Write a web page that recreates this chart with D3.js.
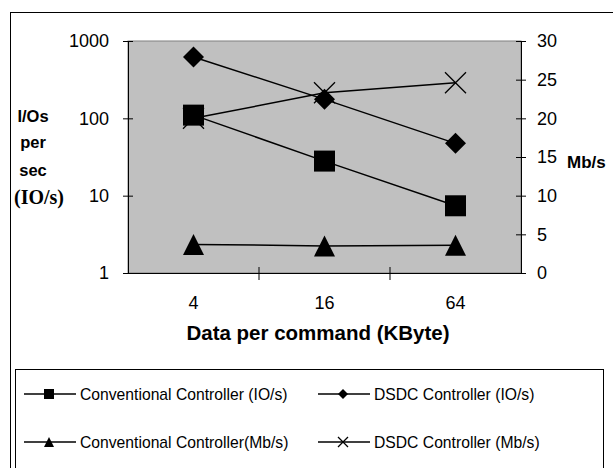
<!DOCTYPE html>
<html>
<head>
<meta charset="utf-8">
<script src="https://cdnjs.cloudflare.com/ajax/libs/d3/7.8.5/d3.min.js"></script>
<style>
  body { margin: 0; background: #fff; }
  text { font-family: "Liberation Sans", Arial, sans-serif; fill: #000; }
</style>
</head>
<body>
<div id="chart"></div>
<script>
const categories = ["4", "16", "64"]
const leftTicks = [1, 10, 100, 1000]
const rightTicks = [0, 5, 10, 15, 20, 25, 30]

// IO/s series (left, log axis)
const convIO = [110, 28, 7.4]
const dsdcIO = [620, 176, 47.5]
// Mb/s series (right axis)
const convMb = [3.7, 3.5, 3.6]
const dsdcMb = [20, 23.3, 24.6]

const legendNames = [
    "Conventional Controller (IO/s)",
    "DSDC Controller (IO/s)",
    "Conventional Controller(Mb/s)",
    "DSDC Controller (Mb/s)"
]

const svgWidth = 613, svgHeight = 468
const plot = { left: 128, top: 41, right: 521, bottom: 273 }

const svg = d3.select("#chart").append("svg")
    .attr("width", svgWidth)
    .attr("height", svgHeight)

// outer frame
svg.append("rect")
    .attr("x", 10.5).attr("y", 12.5)
    .attr("width", 640).attr("height", 500)
    .attr("fill", "none").attr("stroke", "#000")

// scales
const x = d3.scaleBand().domain(categories).range([plot.left, plot.right])
const yL = d3.scaleLog().domain([1, 1000]).range([plot.bottom, plot.top])
const yR = d3.scaleLinear().domain([0, 30]).range([plot.bottom, plot.top])
const cx = d => x(d) + x.bandwidth() / 2

// plot background
svg.append("rect")
    .attr("x", plot.left).attr("y", plot.top)
    .attr("width", plot.right - plot.left).attr("height", plot.bottom - plot.top)
    .attr("fill", "#c0c0c0")
    .attr("stroke", "#808080")

// axes
const leftAxis = svg.append("g")
    .attr("transform", `translate(${plot.left},0)`)
    .call(d3.axisLeft(yL).tickValues(leftTicks).tickFormat(d3.format("d")).tickSize(5).tickPadding(14))
leftAxis.selectAll(".tick line").attr("x2", 5).attr("x1", -5)

const rightAxis = svg.append("g")
    .attr("transform", `translate(${plot.right},0)`)
    .call(d3.axisRight(yR).tickValues(rightTicks).tickSize(5).tickPadding(11))
rightAxis.selectAll(".tick line").attr("x1", -5).attr("x2", 5)

const bottomAxis = svg.append("g")
    .attr("transform", `translate(0,${plot.bottom})`)
    .call(d3.axisBottom(x).tickSize(0).tickPadding(23))
// tick marks between categories
bottomAxis.selectAll(".sep")
    .data(categories.slice(1))
    .enter().append("line")
    .attr("x1", d => x(d)).attr("x2", d => x(d))
    .attr("y1", -6).attr("y2", 7)
    .attr("stroke", "#000")

svg.selectAll(".domain").attr("stroke", "#000")
svg.selectAll(".tick line").attr("stroke", "#000")
svg.selectAll(".tick text")
    .attr("font-family", "Liberation Sans, Arial, sans-serif")
    .attr("font-size", 18)
svg.selectAll("g").attr("font-size", 18)

// series lines
const lineL = d3.line().x((d, i) => cx(categories[i])).y(d => yL(d))
const lineR = d3.line().x((d, i) => cx(categories[i])).y(d => yR(d))

const series = [
    { vals: convIO, line: lineL, y: yL, sym: "square" },
    { vals: dsdcIO, line: lineL, y: yL, sym: "diamond" },
    { vals: convMb, line: lineR, y: yR, sym: "triangle" },
    { vals: dsdcMb, line: lineR, y: yR, sym: "cross" }
]

function drawMarker(g, sym, size) {
    const h = size / 2
    if (sym === "square") {
        g.append("rect").attr("x", -h).attr("y", -h).attr("width", size).attr("height", size).attr("fill", "#000")
    } else if (sym === "diamond") {
        g.append("path").attr("d", `M0,${-h}L${h},0L0,${h}L${-h},0Z`).attr("fill", "#000")
    } else if (sym === "triangle") {
        g.append("path").attr("d", `M0,${-h}L${h},${h}L${-h},${h}Z`).attr("fill", "#000")
    } else {
        g.append("path").attr("d", `M${-h},${-h}L${h},${h}M${h},${-h}L${-h},${h}`)
            .attr("stroke", "#000").attr("stroke-width", 1.3).attr("fill", "none")
    }
}

series.forEach(s => {
    svg.append("path")
        .datum(s.vals)
        .attr("d", s.line)
        .attr("fill", "none")
        .attr("stroke", "#000")
        .attr("stroke-width", 1.5)
})
// crosses first so the other markers sit on top, as in the source
const order = [3, 2, 0, 1]
order.forEach(k => {
    const s = series[k]
    s.vals.forEach((v, i) => {
        const g = svg.append("g").attr("transform", `translate(${cx(categories[i])},${s.y(v)})`)
        drawMarker(g, s.sym, 21)
    })
})

// axis titles
const leftTitle = [["I/Os", 122], ["per", 148], ["sec", 176]]
svg.selectAll(".ltitle")
    .data(leftTitle)
    .enter().append("text")
    .attr("x", 33)
    .attr("y", d => d[1])
    .attr("text-anchor", "middle")
    .style("font-weight", "bold")
    .style("font-size", "16.5px")
    .text(d => d[0])
svg.append("text")
    .attr("x", 39).attr("y", 204)
    .attr("text-anchor", "middle")
    .style("font-family", "Liberation Serif, Times New Roman, serif")
    .style("font-weight", "bold")
    .style("font-size", "20px")
    .text("(IO/s)")

svg.append("text")
    .attr("x", 567).attr("y", 168)
    .style("font-weight", "bold")
    .style("font-size", "17px")
    .text("Mb/s")

svg.append("text")
    .attr("x", 318).attr("y", 340)
    .attr("text-anchor", "middle")
    .style("font-weight", "bold")
    .style("font-size", "20.5px")
    .text("Data per command (KByte)")

// legend
svg.append("rect")
    .attr("x", 15.5).attr("y", 369.5)
    .attr("width", 588).attr("height", 200)
    .attr("fill", "#fff").attr("stroke", "#000")

const legPos = [[24, 394], [318, 394], [24, 442], [318, 442]]
series.forEach((s, i) => {
    const [lx, ly] = legPos[i]
    const g = svg.append("g").attr("transform", `translate(${lx},${ly})`)
    g.append("line").attr("x1", 0).attr("x2", 52).attr("y1", 0).attr("y2", 0)
        .attr("stroke", "#000").attr("stroke-width", 1.5)
    const m = g.append("g").attr("transform", "translate(25,0)")
    drawMarker(m, s.sym, s.sym === "diamond" ? 10 : 10)
    g.append("text")
        .attr("x", 56).attr("y", 6)
        .style("font-size", "15.7px")
        .text(legendNames[i])
})
</script>
</body>
</html>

### AIM OF THE EXERCISE
Repeat the material above in full and exactly, omitting the pictures.

### ANSWER TO THE EXERCISE
Write a web page that recreates this chart with D3.js.
<!DOCTYPE html>
<html>
<head>
<meta charset="utf-8">
<script src="https://cdnjs.cloudflare.com/ajax/libs/d3/7.8.5/d3.min.js"></script>
<style>
  body { margin: 0; background: #fff; }
  text { font-family: "Liberation Sans", Arial, sans-serif; fill: #000; }
</style>
</head>
<body>
<div id="chart"></div>
<script>
const categories = ["4", "16", "64"]
const leftTicks = [1, 10, 100, 1000]
const rightTicks = [0, 5, 10, 15, 20, 25, 30]

// IO/s series (left, log axis)
const convIO = [110, 28, 7.4]
const dsdcIO = [620, 176, 47.5]
// Mb/s series (right axis)
const convMb = [3.7, 3.5, 3.6]
const dsdcMb = [20, 23.3, 24.6]

const legendNames = [
    "Conventional Controller (IO/s)",
    "DSDC Controller (IO/s)",
    "Conventional Controller(Mb/s)",
    "DSDC Controller (Mb/s)"
]

const svgWidth = 613, svgHeight = 468
const plot = { left: 128, top: 41, right: 521, bottom: 273 }

const svg = d3.select("#chart").append("svg")
    .attr("width", svgWidth)
    .attr("height", svgHeight)

// outer frame
svg.append("rect")
    .attr("x", 10.5).attr("y", 12.5)
    .attr("width", 640).attr("height", 500)
    .attr("fill", "none").attr("stroke", "#000")

// scales
const x = d3.scaleBand().domain(categories).range([plot.left, plot.right])
const yL = d3.scaleLog().domain([1, 1000]).range([plot.bottom, plot.top])
const yR = d3.scaleLinear().domain([0, 30]).range([plot.bottom, plot.top])
const cx = d => x(d) + x.bandwidth() / 2

// plot background
svg.append("rect")
    .attr("x", plot.left).attr("y", plot.top)
    .attr("width", plot.right - plot.left).attr("height", plot.bottom - plot.top)
    .attr("fill", "#c0c0c0")
    .attr("stroke", "#808080")

// axes
const leftAxis = svg.append("g")
    .attr("transform", `translate(${plot.left},0)`)
    .call(d3.axisLeft(yL).tickValues(leftTicks).tickFormat(d3.format("d")).tickSize(5).tickPadding(14))
leftAxis.selectAll(".tick line").attr("x2", 5).attr("x1", -5)

const rightAxis = svg.append("g")
    .attr("transform", `translate(${plot.right},0)`)
    .call(d3.axisRight(yR).tickValues(rightTicks).tickSize(5).tickPadding(11))
rightAxis.selectAll(".tick line").attr("x1", -5).attr("x2", 5)

const bottomAxis = svg.append("g")
    .attr("transform", `translate(0,${plot.bottom})`)
    .call(d3.axisBottom(x).tickSize(0).tickPadding(23))
// tick marks between categories
bottomAxis.selectAll(".sep")
    .data(categories.slice(1))
    .enter().append("line")
    .attr("x1", d => x(d)).attr("x2", d => x(d))
    .attr("y1", -6).attr("y2", 7)
    .attr("stroke", "#000")

svg.selectAll(".domain").attr("stroke", "#000")
svg.selectAll(".tick line").attr("stroke", "#000")
svg.selectAll(".tick text")
    .attr("font-family", "Liberation Sans, Arial, sans-serif")
    .attr("font-size", 18)
svg.selectAll("g").attr("font-size", 18)

// series lines
const lineL = d3.line().x((d, i) => cx(categories[i])).y(d => yL(d))
const lineR = d3.line().x((d, i) => cx(categories[i])).y(d => yR(d))

const series = [
    { vals: convIO, line: lineL, y: yL, sym: "square" },
    { vals: dsdcIO, line: lineL, y: yL, sym: "diamond" },
    { vals: convMb, line: lineR, y: yR, sym: "triangle" },
    { vals: dsdcMb, line: lineR, y: yR, sym: "cross" }
]

function drawMarker(g, sym, size) {
    const h = size / 2
    if (sym === "square") {
        g.append("rect").attr("x", -h).attr("y", -h).attr("width", size).attr("height", size).attr("fill", "#000")
    } else if (sym === "diamond") {
        g.append("path").attr("d", `M0,${-h}L${h},0L0,${h}L${-h},0Z`).attr("fill", "#000")
    } else if (sym === "triangle") {
        g.append("path").attr("d", `M0,${-h}L${h},${h}L${-h},${h}Z`).attr("fill", "#000")
    } else {
        g.append("path").attr("d", `M${-h},${-h}L${h},${h}M${h},${-h}L${-h},${h}`)
            .attr("stroke", "#000").attr("stroke-width", 1.3).attr("fill", "none")
    }
}

series.forEach(s => {
    svg.append("path")
        .datum(s.vals)
        .attr("d", s.line)
        .attr("fill", "none")
        .attr("stroke", "#000")
        .attr("stroke-width", 1.5)
})
// crosses first so the other markers sit on top, as in the source
const order = [3, 2, 0, 1]
order.forEach(k => {
    const s = series[k]
    s.vals.forEach((v, i) => {
        const g = svg.append("g").attr("transform", `translate(${cx(categories[i])},${s.y(v)})`)
        drawMarker(g, s.sym, 21)
    })
})

// axis titles
const leftTitle = [["I/Os", 122], ["per", 148], ["sec", 176]]
svg.selectAll(".ltitle")
    .data(leftTitle)
    .enter().append("text")
    .attr("x", 33)
    .attr("y", d => d[1])
    .attr("text-anchor", "middle")
    .style("font-weight", "bold")
    .style("font-size", "16.5px")
    .text(d => d[0])
svg.append("text")
    .attr("x", 39).attr("y", 204)
    .attr("text-anchor", "middle")
    .style("font-family", "Liberation Serif, Times New Roman, serif")
    .style("font-weight", "bold")
    .style("font-size", "20px")
    .text("(IO/s)")

svg.append("text")
    .attr("x", 567).attr("y", 168)
    .style("font-weight", "bold")
    .style("font-size", "17px")
    .text("Mb/s")

svg.append("text")
    .attr("x", 318).attr("y", 340)
    .attr("text-anchor", "middle")
    .style("font-weight", "bold")
    .style("font-size", "20.5px")
    .text("Data per command (KByte)")

// legend
svg.append("rect")
    .attr("x", 15.5).attr("y", 369.5)
    .attr("width", 588).attr("height", 200)
    .attr("fill", "#fff").attr("stroke", "#000")

const legPos = [[24, 394], [318, 394], [24, 442], [318, 442]]
series.forEach((s, i) => {
    const [lx, ly] = legPos[i]
    const g = svg.append("g").attr("transform", `translate(${lx},${ly})`)
    g.append("line").attr("x1", 0).attr("x2", 52).attr("y1", 0).attr("y2", 0)
        .attr("stroke", "#000").attr("stroke-width", 1.5)
    const m = g.append("g").attr("transform", "translate(25,0)")
    drawMarker(m, s.sym, s.sym === "diamond" ? 10 : 10)
    g.append("text")
        .attr("x", 56).attr("y", 6)
        .style("font-size", "15.7px")
        .text(legendNames[i])
})
</script>
</body>
</html>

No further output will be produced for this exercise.